Enter the AMD Ryzen Z1 and the summer release of the Asus ROG Ally. While AMD viewed the release of the system as a milestone, the first step in what it says will one day become another major facet of PC gaming (think the next laptop form factor), the company also cautioned that the system and systems like it are still in their early days.

After spending about five months with the ROG Ally, I’d be quick to agree.

As a lifelong PC gamer of a certain age, I’m used to my gear simply not working sometimes. You need to fiddle with it, mess with settings, take it apart, dig into the bios and operating system. But that hasn’t prevented the system from becoming easily my most used portable, even compared with the Switch or Steam Deck.

I deliberately waited months to write about my experiences because I knew that systems like this need to be field tested, pushed to their limits, dropped a few times. I did all of that.

I spent a month with the system in Australia, using it as my only gaming computer. I brought it on domestic and international flights, used it in cars, on trains, outside, and in. I managed to drop it in almost exactly the same way I dropped the Steam Deck.

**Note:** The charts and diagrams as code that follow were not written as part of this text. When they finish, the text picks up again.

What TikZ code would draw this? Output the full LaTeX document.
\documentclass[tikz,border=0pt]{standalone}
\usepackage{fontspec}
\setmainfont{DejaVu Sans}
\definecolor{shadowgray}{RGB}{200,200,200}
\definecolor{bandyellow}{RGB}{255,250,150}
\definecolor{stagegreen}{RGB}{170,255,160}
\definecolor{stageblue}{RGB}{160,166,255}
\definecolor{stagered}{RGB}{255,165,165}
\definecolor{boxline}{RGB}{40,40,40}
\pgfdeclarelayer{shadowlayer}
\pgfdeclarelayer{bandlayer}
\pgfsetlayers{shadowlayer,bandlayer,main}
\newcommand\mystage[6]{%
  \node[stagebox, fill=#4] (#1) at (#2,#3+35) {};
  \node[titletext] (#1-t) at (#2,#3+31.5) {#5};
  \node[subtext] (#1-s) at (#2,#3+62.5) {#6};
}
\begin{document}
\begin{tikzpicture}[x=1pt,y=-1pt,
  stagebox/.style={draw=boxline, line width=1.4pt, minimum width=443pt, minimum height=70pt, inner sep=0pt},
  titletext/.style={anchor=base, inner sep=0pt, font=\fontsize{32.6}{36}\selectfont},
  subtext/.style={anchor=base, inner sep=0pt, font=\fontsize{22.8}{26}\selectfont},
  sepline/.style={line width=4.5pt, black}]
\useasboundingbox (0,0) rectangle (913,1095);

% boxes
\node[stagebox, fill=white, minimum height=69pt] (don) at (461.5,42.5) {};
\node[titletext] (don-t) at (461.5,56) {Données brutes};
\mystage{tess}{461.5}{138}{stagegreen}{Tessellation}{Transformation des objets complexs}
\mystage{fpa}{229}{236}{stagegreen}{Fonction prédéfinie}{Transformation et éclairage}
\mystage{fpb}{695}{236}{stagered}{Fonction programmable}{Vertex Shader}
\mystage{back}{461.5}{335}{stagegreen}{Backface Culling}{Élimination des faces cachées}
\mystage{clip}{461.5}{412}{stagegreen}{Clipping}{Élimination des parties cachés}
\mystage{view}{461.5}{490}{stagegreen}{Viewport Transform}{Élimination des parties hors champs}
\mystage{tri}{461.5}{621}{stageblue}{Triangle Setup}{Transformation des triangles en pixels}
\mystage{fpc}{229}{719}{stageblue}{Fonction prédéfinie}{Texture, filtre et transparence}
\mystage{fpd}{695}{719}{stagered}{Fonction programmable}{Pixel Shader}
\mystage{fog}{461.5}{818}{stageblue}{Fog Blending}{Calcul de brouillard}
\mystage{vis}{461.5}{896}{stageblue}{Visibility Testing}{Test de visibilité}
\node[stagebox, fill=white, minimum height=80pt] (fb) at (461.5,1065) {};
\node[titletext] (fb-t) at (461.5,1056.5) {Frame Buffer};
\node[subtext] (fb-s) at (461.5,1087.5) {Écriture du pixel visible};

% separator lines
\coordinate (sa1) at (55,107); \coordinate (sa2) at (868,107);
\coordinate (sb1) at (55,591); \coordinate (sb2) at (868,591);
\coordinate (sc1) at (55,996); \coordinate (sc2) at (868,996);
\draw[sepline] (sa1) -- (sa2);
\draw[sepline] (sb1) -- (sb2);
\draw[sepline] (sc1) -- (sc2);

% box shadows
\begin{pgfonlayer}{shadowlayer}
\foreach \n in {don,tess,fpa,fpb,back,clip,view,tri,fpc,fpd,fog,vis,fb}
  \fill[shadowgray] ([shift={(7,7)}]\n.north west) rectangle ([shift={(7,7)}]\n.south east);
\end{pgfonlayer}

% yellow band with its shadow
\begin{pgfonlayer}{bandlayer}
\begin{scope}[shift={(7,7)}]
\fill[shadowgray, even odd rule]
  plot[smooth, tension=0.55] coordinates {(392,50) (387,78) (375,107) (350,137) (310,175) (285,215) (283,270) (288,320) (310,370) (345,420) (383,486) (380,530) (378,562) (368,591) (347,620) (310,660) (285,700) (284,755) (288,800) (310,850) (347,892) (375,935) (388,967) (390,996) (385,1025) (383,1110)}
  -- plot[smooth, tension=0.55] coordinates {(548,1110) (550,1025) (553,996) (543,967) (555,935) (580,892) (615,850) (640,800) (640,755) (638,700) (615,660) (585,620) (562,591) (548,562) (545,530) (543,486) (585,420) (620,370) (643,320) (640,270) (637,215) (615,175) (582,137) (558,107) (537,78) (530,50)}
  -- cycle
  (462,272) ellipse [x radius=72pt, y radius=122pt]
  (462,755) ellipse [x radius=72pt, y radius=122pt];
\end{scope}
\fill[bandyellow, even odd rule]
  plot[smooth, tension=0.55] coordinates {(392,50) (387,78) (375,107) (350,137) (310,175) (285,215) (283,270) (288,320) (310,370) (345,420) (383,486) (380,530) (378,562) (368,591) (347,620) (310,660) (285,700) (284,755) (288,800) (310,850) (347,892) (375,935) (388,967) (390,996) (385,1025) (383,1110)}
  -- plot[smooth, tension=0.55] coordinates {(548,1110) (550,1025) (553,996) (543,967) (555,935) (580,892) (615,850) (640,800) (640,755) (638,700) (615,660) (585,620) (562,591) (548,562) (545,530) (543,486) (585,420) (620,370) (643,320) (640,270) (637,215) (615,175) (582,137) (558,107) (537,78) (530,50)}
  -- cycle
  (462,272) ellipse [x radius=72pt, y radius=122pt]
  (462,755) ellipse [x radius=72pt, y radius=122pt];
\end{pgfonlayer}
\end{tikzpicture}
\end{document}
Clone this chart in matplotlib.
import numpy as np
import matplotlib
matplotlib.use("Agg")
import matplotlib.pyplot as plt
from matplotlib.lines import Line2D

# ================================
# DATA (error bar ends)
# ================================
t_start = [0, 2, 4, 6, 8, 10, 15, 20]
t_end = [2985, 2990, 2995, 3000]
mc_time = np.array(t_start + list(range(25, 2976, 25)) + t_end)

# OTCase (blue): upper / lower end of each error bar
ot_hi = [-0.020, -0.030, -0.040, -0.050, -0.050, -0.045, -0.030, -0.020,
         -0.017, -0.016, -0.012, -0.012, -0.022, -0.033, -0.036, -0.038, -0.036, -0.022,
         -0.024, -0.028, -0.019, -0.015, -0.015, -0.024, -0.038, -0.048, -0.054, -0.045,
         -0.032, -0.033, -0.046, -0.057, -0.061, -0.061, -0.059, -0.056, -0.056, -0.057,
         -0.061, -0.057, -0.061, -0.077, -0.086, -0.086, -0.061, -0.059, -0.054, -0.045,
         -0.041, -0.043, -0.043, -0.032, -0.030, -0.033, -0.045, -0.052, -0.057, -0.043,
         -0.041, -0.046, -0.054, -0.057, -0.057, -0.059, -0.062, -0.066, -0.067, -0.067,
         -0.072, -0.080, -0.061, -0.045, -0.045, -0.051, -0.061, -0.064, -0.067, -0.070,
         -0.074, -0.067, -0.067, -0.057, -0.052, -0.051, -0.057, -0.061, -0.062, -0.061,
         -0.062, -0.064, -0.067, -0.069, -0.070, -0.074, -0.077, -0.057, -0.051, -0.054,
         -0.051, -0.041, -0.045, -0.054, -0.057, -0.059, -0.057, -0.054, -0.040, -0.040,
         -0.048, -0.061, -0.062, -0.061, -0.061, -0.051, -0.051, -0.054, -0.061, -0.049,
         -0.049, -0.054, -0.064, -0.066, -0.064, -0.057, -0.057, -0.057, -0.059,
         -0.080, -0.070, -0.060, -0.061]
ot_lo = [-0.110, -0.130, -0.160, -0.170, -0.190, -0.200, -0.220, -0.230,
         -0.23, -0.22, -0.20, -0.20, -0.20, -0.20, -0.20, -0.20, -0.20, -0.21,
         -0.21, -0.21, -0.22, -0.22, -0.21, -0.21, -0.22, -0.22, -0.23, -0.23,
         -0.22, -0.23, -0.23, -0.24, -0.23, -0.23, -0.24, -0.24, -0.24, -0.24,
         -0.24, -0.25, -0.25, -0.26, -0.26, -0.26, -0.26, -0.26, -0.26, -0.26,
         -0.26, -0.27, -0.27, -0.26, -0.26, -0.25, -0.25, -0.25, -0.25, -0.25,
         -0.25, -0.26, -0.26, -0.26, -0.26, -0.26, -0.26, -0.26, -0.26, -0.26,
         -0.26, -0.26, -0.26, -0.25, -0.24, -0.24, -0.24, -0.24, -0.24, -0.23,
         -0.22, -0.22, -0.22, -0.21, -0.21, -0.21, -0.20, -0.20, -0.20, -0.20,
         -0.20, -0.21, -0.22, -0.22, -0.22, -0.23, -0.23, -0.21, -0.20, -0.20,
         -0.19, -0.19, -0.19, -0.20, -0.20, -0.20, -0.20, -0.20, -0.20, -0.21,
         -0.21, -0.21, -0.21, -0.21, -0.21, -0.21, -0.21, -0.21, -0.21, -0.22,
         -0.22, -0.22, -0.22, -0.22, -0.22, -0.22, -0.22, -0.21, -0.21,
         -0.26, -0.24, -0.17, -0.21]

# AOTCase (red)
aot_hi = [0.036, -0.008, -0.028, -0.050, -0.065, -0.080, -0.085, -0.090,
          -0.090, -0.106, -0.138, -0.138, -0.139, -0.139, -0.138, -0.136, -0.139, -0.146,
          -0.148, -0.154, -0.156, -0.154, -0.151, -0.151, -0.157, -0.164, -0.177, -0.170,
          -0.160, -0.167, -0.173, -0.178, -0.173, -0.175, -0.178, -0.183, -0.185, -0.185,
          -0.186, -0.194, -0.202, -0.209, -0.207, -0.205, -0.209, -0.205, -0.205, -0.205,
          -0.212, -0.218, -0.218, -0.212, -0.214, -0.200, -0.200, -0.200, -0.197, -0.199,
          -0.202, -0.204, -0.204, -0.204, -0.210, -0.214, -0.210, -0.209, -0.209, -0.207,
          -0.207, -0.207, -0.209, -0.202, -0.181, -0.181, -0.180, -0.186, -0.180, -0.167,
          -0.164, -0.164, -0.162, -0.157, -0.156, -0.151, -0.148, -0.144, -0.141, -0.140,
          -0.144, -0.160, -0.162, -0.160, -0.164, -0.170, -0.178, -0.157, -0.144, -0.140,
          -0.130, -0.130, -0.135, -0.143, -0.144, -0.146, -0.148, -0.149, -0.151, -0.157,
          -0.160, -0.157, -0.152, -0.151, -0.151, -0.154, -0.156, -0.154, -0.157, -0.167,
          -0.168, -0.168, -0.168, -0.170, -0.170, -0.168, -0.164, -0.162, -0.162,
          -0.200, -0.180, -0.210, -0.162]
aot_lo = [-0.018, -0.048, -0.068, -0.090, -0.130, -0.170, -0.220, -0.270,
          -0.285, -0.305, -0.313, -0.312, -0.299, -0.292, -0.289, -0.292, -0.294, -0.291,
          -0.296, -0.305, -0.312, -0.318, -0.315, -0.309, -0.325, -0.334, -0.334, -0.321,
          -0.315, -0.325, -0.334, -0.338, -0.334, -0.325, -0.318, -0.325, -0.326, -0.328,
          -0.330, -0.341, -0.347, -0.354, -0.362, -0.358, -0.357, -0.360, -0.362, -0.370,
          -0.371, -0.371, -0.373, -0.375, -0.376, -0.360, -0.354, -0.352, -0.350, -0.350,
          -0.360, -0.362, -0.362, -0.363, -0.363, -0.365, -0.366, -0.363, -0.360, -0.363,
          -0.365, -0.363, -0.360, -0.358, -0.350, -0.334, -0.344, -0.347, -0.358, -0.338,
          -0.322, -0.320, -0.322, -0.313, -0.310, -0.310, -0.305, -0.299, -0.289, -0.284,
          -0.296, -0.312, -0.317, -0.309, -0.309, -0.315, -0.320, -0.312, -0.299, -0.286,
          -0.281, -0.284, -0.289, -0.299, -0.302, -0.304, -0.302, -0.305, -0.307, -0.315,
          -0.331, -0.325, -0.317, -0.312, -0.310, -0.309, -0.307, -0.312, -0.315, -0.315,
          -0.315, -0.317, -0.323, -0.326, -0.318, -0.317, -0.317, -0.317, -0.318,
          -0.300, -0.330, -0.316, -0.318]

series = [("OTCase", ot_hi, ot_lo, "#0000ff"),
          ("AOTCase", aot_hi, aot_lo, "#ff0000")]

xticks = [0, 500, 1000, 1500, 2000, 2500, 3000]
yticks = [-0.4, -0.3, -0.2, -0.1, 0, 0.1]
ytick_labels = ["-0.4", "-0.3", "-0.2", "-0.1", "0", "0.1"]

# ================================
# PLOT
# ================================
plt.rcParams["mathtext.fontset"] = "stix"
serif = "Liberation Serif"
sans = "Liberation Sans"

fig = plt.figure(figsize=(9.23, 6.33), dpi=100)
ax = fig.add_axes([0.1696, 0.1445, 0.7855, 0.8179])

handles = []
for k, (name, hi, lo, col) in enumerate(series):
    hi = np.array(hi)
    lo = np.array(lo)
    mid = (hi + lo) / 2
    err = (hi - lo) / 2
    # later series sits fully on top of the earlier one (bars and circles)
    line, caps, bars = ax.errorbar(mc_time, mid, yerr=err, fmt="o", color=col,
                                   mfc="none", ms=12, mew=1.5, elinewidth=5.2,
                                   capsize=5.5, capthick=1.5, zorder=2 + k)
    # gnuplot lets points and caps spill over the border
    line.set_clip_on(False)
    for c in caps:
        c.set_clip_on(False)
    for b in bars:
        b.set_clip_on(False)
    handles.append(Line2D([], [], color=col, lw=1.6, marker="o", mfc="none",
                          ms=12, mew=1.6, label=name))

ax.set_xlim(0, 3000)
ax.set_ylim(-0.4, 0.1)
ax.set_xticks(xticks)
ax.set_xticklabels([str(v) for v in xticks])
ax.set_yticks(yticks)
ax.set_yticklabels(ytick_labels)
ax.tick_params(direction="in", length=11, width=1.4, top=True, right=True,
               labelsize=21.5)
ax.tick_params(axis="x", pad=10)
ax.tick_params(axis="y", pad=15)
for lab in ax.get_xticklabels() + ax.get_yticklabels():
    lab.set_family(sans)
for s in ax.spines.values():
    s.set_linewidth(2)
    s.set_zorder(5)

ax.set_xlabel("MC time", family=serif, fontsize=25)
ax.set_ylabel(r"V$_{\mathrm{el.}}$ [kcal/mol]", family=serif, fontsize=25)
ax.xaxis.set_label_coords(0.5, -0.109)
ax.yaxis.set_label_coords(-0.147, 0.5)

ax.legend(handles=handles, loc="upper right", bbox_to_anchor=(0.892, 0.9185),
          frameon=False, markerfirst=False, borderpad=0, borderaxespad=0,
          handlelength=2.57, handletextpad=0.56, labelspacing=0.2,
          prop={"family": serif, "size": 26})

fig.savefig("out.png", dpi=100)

One suffered an easily fixable broken trigger, and the other seemingly survived without a mark.

After spending months poking and prodding the system, tearing it apart to swap out a hard drive, and trying to resolve the still non-functioning microSD card reader, I’ve learned much about the system, and I love it.

I spent weeks playing Diablo IV on the system, sitting next to my wife and in-laws by the living room fire during the Australian winter. The ten-hour flights there and back flew by (literally) thanks in part to the Ally and an underseat plug. On a whim during a visit to my family in Texas, I grabbed El Paso, Elsewhere, and played through hours of it, sitting on a balcony overlooking El Paso’s Franklin Mountains.

Bringing my PC gaming library with me everywhere changed how and why I played and sometimes even changed the experience of playing.

That said, I’m not sure I’d suggest the ROG Ally to anyone not willing to put in the time to make it work for them. It can be an aggravating bit of tech.

I find myself regularly hunting down setting tips on Reddit to get the most out of the system when I play games like Alan Wake 2, Diablo IV, or even Baldur’s Gate 3. There is rarely a time when I load a freshly released game where I don’t have to tinker with it before launching it for the first time. 

There are even a host of little tweaks and settings you need to hunt down and change to get all of those stores running properly.

But for me, that’s the PC gaming experience. If I didn’t want to fuss, I’d stick to the Nintendo Switch or even the Steam Deck (though it can have its issues as well.)

As an aficionado of handhelds and gear and a devotee of PC gaming, I know this isn’t going to be a system I’ll be using in a few years. New entries will crowd it out; updated versions will make it feel slow. But the system is a surprisingly solid entry in a niche that couldn’t exist in any meaningful way not that long ago.

And despite its peccadillos, using it can feel like magic.

I still grin when I pick up the slender device, pop into the Epic Games Store, Steam, Xbox, Ubisoft, EA, GOG, etc, etc, and within minutes start playing chunky, beautiful PC games while laying in bed or sitting in the seat of a plane.

It feels forbidden and even — for as long as the battery lasts — luxurious.

While tech like the Asus ROG Ally and Steam Deck will surely pave the way for a third viable formfactor for PC gaming down the line, none of them are quite there yet.